## Task goal
Set down the material below word for word, excluding the pictures.

## Entries supplied
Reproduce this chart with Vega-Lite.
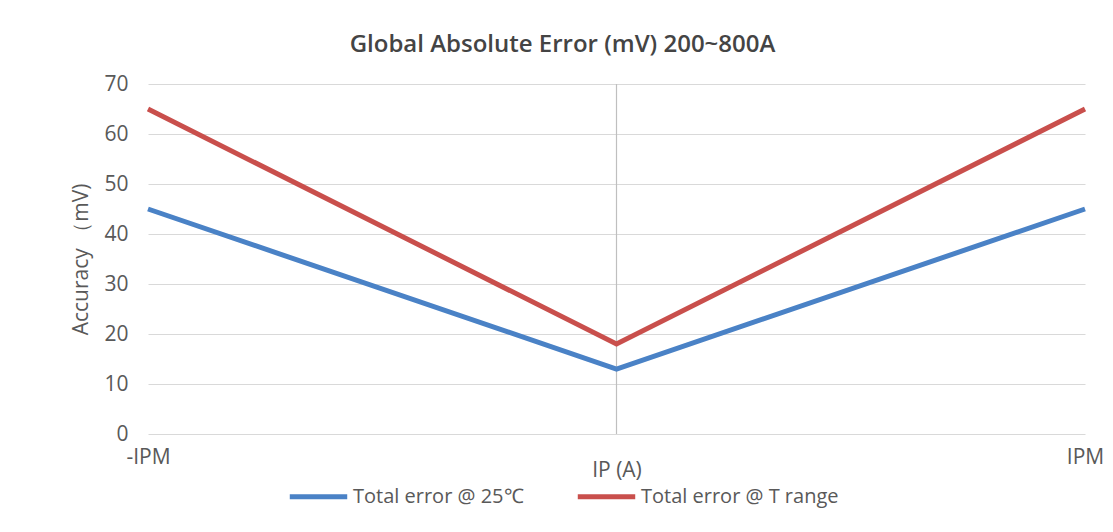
{
  "$schema": "https://vega.github.io/schema/vega-lite/v6.json",
  "autosize": "none",
  "width": 937,
  "height": 350,
  "padding": {"left": 148, "top": 84, "right": 28, "bottom": 98},
  "background": "white",
  "config": {
    "font": "Open Sans",
    "view": {"stroke": null}
  },
  "title": {
    "text": "Global Absolute Error (mV) 200~800A",
    "fontSize": 24,
    "fontWeight": 600,
    "color": "#444444",
    "font": "Open Sans",
    "anchor": "middle",
    "dx": -54,
    "offset": 16
  },
  "data": {
    "values": [
      {"x": -1, "value": 45, "series": "Total error @ 25℃"},
      {"x": 0, "value": 13, "series": "Total error @ 25℃"},
      {"x": 1, "value": 45, "series": "Total error @ 25℃"},
      {"x": -1, "value": 65, "series": "Total error @ T range"},
      {"x": 0, "value": 18, "series": "Total error @ T range"},
      {"x": 1, "value": 65, "series": "Total error @ T range"}
    ]
  },
  "layer": [
    {
      "data": {"values": [{"x": 0}]},
      "mark": {"type": "rule", "color": "#bfbfbf", "strokeWidth": 1.2},
      "encoding": {
        "x": {"field": "x", "type": "quantitative", "scale": {"domain": [-1, 1]}}
      }
    },
    {
      "mark": {"type": "line", "strokeWidth": 5, "strokeJoin": "miter", "strokeCap": "butt"},
      "encoding": {
        "x": {
          "field": "x",
          "type": "quantitative",
          "scale": {"domain": [-1, 1], "nice": false, "zero": false},
          "axis": {
            "title": "IP (A)",
            "values": [-1, 0, 1],
            "labelExpr": "datum.value == -1 ? '-IPM' : datum.value == 1 ? 'IPM' : ''",
            "grid": false,
            "domain": false,
            "ticks": false,
            "labelFontSize": 21,
            "labelColor": "#595959",
            "labelPadding": 12,
            "labelFlush": false,
            "titleFontSize": 21,
            "titleFontWeight": "normal",
            "titleColor": "#595959",
            "titleY": 42,
            "titleBaseline": "alphabetic"
          }
        },
        "y": {
          "field": "value",
          "type": "quantitative",
          "scale": {"domain": [0, 70], "nice": false},
          "axis": {
            "title": "Accuracy （mV)",
            "values": [0, 10, 20, 30, 40, 50, 60, 70],
            "grid": true,
            "gridColor": "#d9d9d9",
            "gridWidth": 1.2,
            "domain": false,
            "ticks": false,
            "labelFontSize": 21,
            "labelColor": "#595959",
            "labelPadding": 20,
            "titleFontSize": 21,
            "titleFontWeight": "normal",
            "titleColor": "#595959",
            "titlePadding": 12
          }
        },
        "color": {
          "field": "series",
          "type": "nominal",
          "scale": {
            "domain": ["Total error @ 25℃", "Total error @ T range"],
            "range": ["#4a82c6", "#c94f4c"]
          },
          "legend": {
            "title": null,
            "orient": "none",
            "direction": "horizontal",
            "legendX": 139,
            "legendY": 381,
            "symbolType": "stroke",
            "symbolSize": 3300,
            "symbolStrokeWidth": 5,
            "labelFontSize": 20,
            "labelLimit": 400,
            "labelColor": "#595959",
            "labelOffset": 3,
            "columnPadding": 43
          }
        }
      }
    }
  ]
}
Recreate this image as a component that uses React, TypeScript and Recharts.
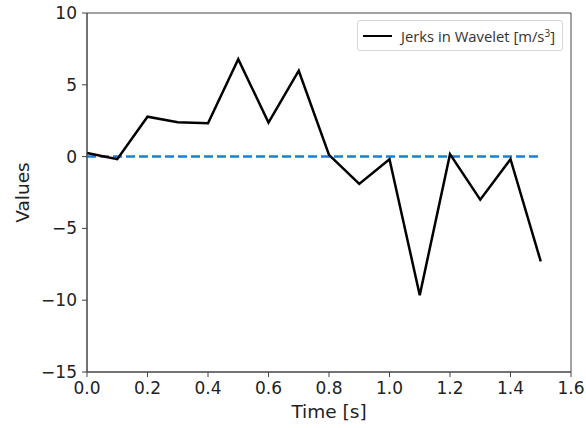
import React from "react";
import {
  LineChart,
  Line,
  XAxis,
  YAxis,
  ReferenceLine,
  ReferenceArea,
} from "recharts";

const times = [0.0, 0.1, 0.2, 0.3, 0.4, 0.5, 0.6, 0.7, 0.8, 0.9, 1.0, 1.1, 1.2, 1.3, 1.4, 1.5];
const jerks = [0.25, -0.18, 2.78, 2.39, 2.32, 6.78, 2.37, 5.98, 0.12, -1.9, -0.18, -9.65, 0.17, -3.0, -0.18, -7.3];
const xTicks = [0, 0.2, 0.4, 0.6, 0.8, 1.0, 1.2, 1.4, 1.6];
const yTicks = [-15, -10, -5, 0, 5, 10];
const baselineValue = 0;
const seriesName = "Jerks in Wavelet [m/s";

const data = times.map((t, i) => ({ t, jerk: jerks[i] }));

const FONT = "'DejaVu Sans', sans-serif";
const LEGEND_FONT = "'Open Sans', 'Noto Sans', sans-serif";
const AXIS = "#444";

const fmtY = (v: number) => String(v).replace("-", "\u2212");
const fmtX = (v: number) => v.toFixed(1);

const LegendBox = () => (
  <div
    style={{
      position: "absolute",
      left: 357,
      top: 20,
      width: 206,
      height: 31,
      border: "1px solid #d6d6d6",
      borderRadius: 3,
      background: "#fff",
      display: "flex",
      alignItems: "center",
      boxSizing: "border-box",
      padding: "0 0 0 5px",
      fontFamily: LEGEND_FONT,
      fontSize: 14.8,
      color: "#333",
      whiteSpace: "nowrap",
    }}
  >
    <span style={{ display: "inline-block", width: 29, height: 0, borderTop: "2.5px solid #000", marginRight: 9 }} />
    <span>
      {seriesName}
      <span style={{ fontSize: 10, position: "relative", top: -5 }}>3</span>]
    </span>
  </div>
);

export default function App() {
  return (
    <div style={{ position: "absolute", left: 0, top: 0, width: 586, height: 428, background: "#fff" }}>
      <LineChart
        width={586}
        height={428}
        data={data}
        margin={{ top: 13, right: 15, left: 0, bottom: 16 }}
      >
        <XAxis
          dataKey="t"
          type="number"
          domain={[0, 1.6]}
          ticks={xTicks}
          tickFormatter={fmtX}
          height={40}
          tickSize={5}
          tickMargin={5}
          stroke={AXIS}
          tick={{ fill: "#222", fontSize: 17, fontFamily: FONT }}
          label={{ value: "Time [s]", position: "insideBottom", offset: -6, fill: "#222", fontSize: 18.5, fontFamily: FONT }}
        />
        <YAxis
          type="number"
          domain={[-15, 10]}
          ticks={yTicks}
          tickFormatter={fmtY}
          width={87}
          tickSize={5}
          tickMargin={5}
          stroke={AXIS}
          tick={{ fill: "#222", fontSize: 17, fontFamily: FONT }}
          label={{ value: "Values", angle: -90, position: "insideLeft", offset: 22, fill: "#222", fontSize: 18.5, fontFamily: FONT, style: { textAnchor: "middle" } }}
        />
        <ReferenceArea x1={0} x2={1.6} y1={-15} y2={10} fill="none" stroke={AXIS} strokeWidth={1} ifOverflow="visible" />
        <ReferenceLine
          segment={[
            { x: times[0], y: baselineValue },
            { x: times[times.length - 1], y: baselineValue },
          ]}
          stroke="#1a7fd4"
          strokeWidth={2.5}
          strokeDasharray="9 4"
        />
        <Line
          dataKey="jerk"
          stroke="#000"
          strokeWidth={2.5}
          dot={false}
          isAnimationActive={false}
          strokeLinejoin="miter"
        />
      </LineChart>
      <LegendBox />
    </div>
  );
}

## Answer to this task
Reproduce this chart with Vega-Lite.
{
  "$schema": "https://vega.github.io/schema/vega-lite/v6.json",
  "autosize": "none",
  "width": 937,
  "height": 350,
  "padding": {"left": 148, "top": 84, "right": 28, "bottom": 98},
  "background": "white",
  "config": {
    "font": "Open Sans",
    "view": {"stroke": null}
  },
  "title": {
    "text": "Global Absolute Error (mV) 200~800A",
    "fontSize": 24,
    "fontWeight": 600,
    "color": "#444444",
    "font": "Open Sans",
    "anchor": "middle",
    "dx": -54,
    "offset": 16
  },
  "data": {
    "values": [
      {"x": -1, "value": 45, "series": "Total error @ 25℃"},
      {"x": 0, "value": 13, "series": "Total error @ 25℃"},
      {"x": 1, "value": 45, "series": "Total error @ 25℃"},
      {"x": -1, "value": 65, "series": "Total error @ T range"},
      {"x": 0, "value": 18, "series": "Total error @ T range"},
      {"x": 1, "value": 65, "series": "Total error @ T range"}
    ]
  },
  "layer": [
    {
      "data": {"values": [{"x": 0}]},
      "mark": {"type": "rule", "color": "#bfbfbf", "strokeWidth": 1.2},
      "encoding": {
        "x": {"field": "x", "type": "quantitative", "scale": {"domain": [-1, 1]}}
      }
    },
    {
      "mark": {"type": "line", "strokeWidth": 5, "strokeJoin": "miter", "strokeCap": "butt"},
      "encoding": {
        "x": {
          "field": "x",
          "type": "quantitative",
          "scale": {"domain": [-1, 1], "nice": false, "zero": false},
          "axis": {
            "title": "IP (A)",
            "values": [-1, 0, 1],
            "labelExpr": "datum.value == -1 ? '-IPM' : datum.value == 1 ? 'IPM' : ''",
            "grid": false,
            "domain": false,
            "ticks": false,
            "labelFontSize": 21,
            "labelColor": "#595959",
            "labelPadding": 12,
            "labelFlush": false,
            "titleFontSize": 21,
            "titleFontWeight": "normal",
            "titleColor": "#595959",
            "titleY": 42,
            "titleBaseline": "alphabetic"
          }
        },
        "y": {
          "field": "value",
          "type": "quantitative",
          "scale": {"domain": [0, 70], "nice": false},
          "axis": {
            "title": "Accuracy （mV)",
            "values": [0, 10, 20, 30, 40, 50, 60, 70],
            "grid": true,
            "gridColor": "#d9d9d9",
            "gridWidth": 1.2,
            "domain": false,
            "ticks": false,
            "labelFontSize": 21,
            "labelColor": "#595959",
            "labelPadding": 20,
            "titleFontSize": 21,
            "titleFontWeight": "normal",
            "titleColor": "#595959",
            "titlePadding": 12
          }
        },
        "color": {
          "field": "series",
          "type": "nominal",
          "scale": {
            "domain": ["Total error @ 25℃", "Total error @ T range"],
            "range": ["#4a82c6", "#c94f4c"]
          },
          "legend": {
            "title": null,
            "orient": "none",
            "direction": "horizontal",
            "legendX": 139,
            "legendY": 381,
            "symbolType": "stroke",
            "symbolSize": 3300,
            "symbolStrokeWidth": 5,
            "labelFontSize": 20,
            "labelLimit": 400,
            "labelColor": "#595959",
            "labelOffset": 3,
            "columnPadding": 43
          }
        }
      }
    }
  ]
}
Recreate this image as a component that uses React, TypeScript and Recharts.
import React from "react";
import {
  LineChart,
  Line,
  XAxis,
  YAxis,
  ReferenceLine,
  ReferenceArea,
} from "recharts";

const times = [0.0, 0.1, 0.2, 0.3, 0.4, 0.5, 0.6, 0.7, 0.8, 0.9, 1.0, 1.1, 1.2, 1.3, 1.4, 1.5];
const jerks = [0.25, -0.18, 2.78, 2.39, 2.32, 6.78, 2.37, 5.98, 0.12, -1.9, -0.18, -9.65, 0.17, -3.0, -0.18, -7.3];
const xTicks = [0, 0.2, 0.4, 0.6, 0.8, 1.0, 1.2, 1.4, 1.6];
const yTicks = [-15, -10, -5, 0, 5, 10];
const baselineValue = 0;
const seriesName = "Jerks in Wavelet [m/s";

const data = times.map((t, i) => ({ t, jerk: jerks[i] }));

const FONT = "'DejaVu Sans', sans-serif";
const LEGEND_FONT = "'Open Sans', 'Noto Sans', sans-serif";
const AXIS = "#444";

const fmtY = (v: number) => String(v).replace("-", "\u2212");
const fmtX = (v: number) => v.toFixed(1);

const LegendBox = () => (
  <div
    style={{
      position: "absolute",
      left: 357,
      top: 20,
      width: 206,
      height: 31,
      border: "1px solid #d6d6d6",
      borderRadius: 3,
      background: "#fff",
      display: "flex",
      alignItems: "center",
      boxSizing: "border-box",
      padding: "0 0 0 5px",
      fontFamily: LEGEND_FONT,
      fontSize: 14.8,
      color: "#333",
      whiteSpace: "nowrap",
    }}
  >
    <span style={{ display: "inline-block", width: 29, height: 0, borderTop: "2.5px solid #000", marginRight: 9 }} />
    <span>
      {seriesName}
      <span style={{ fontSize: 10, position: "relative", top: -5 }}>3</span>]
    </span>
  </div>
);

export default function App() {
  return (
    <div style={{ position: "absolute", left: 0, top: 0, width: 586, height: 428, background: "#fff" }}>
      <LineChart
        width={586}
        height={428}
        data={data}
        margin={{ top: 13, right: 15, left: 0, bottom: 16 }}
      >
        <XAxis
          dataKey="t"
          type="number"
          domain={[0, 1.6]}
          ticks={xTicks}
          tickFormatter={fmtX}
          height={40}
          tickSize={5}
          tickMargin={5}
          stroke={AXIS}
          tick={{ fill: "#222", fontSize: 17, fontFamily: FONT }}
          label={{ value: "Time [s]", position: "insideBottom", offset: -6, fill: "#222", fontSize: 18.5, fontFamily: FONT }}
        />
        <YAxis
          type="number"
          domain={[-15, 10]}
          ticks={yTicks}
          tickFormatter={fmtY}
          width={87}
          tickSize={5}
          tickMargin={5}
          stroke={AXIS}
          tick={{ fill: "#222", fontSize: 17, fontFamily: FONT }}
          label={{ value: "Values", angle: -90, position: "insideLeft", offset: 22, fill: "#222", fontSize: 18.5, fontFamily: FONT, style: { textAnchor: "middle" } }}
        />
        <ReferenceArea x1={0} x2={1.6} y1={-15} y2={10} fill="none" stroke={AXIS} strokeWidth={1} ifOverflow="visible" />
        <ReferenceLine
          segment={[
            { x: times[0], y: baselineValue },
            { x: times[times.length - 1], y: baselineValue },
          ]}
          stroke="#1a7fd4"
          strokeWidth={2.5}
          strokeDasharray="9 4"
        />
        <Line
          dataKey="jerk"
          stroke="#000"
          strokeWidth={2.5}
          dot={false}
          isAnimationActive={false}
          strokeLinejoin="miter"
        />
      </LineChart>
      <LegendBox />
    </div>
  );
}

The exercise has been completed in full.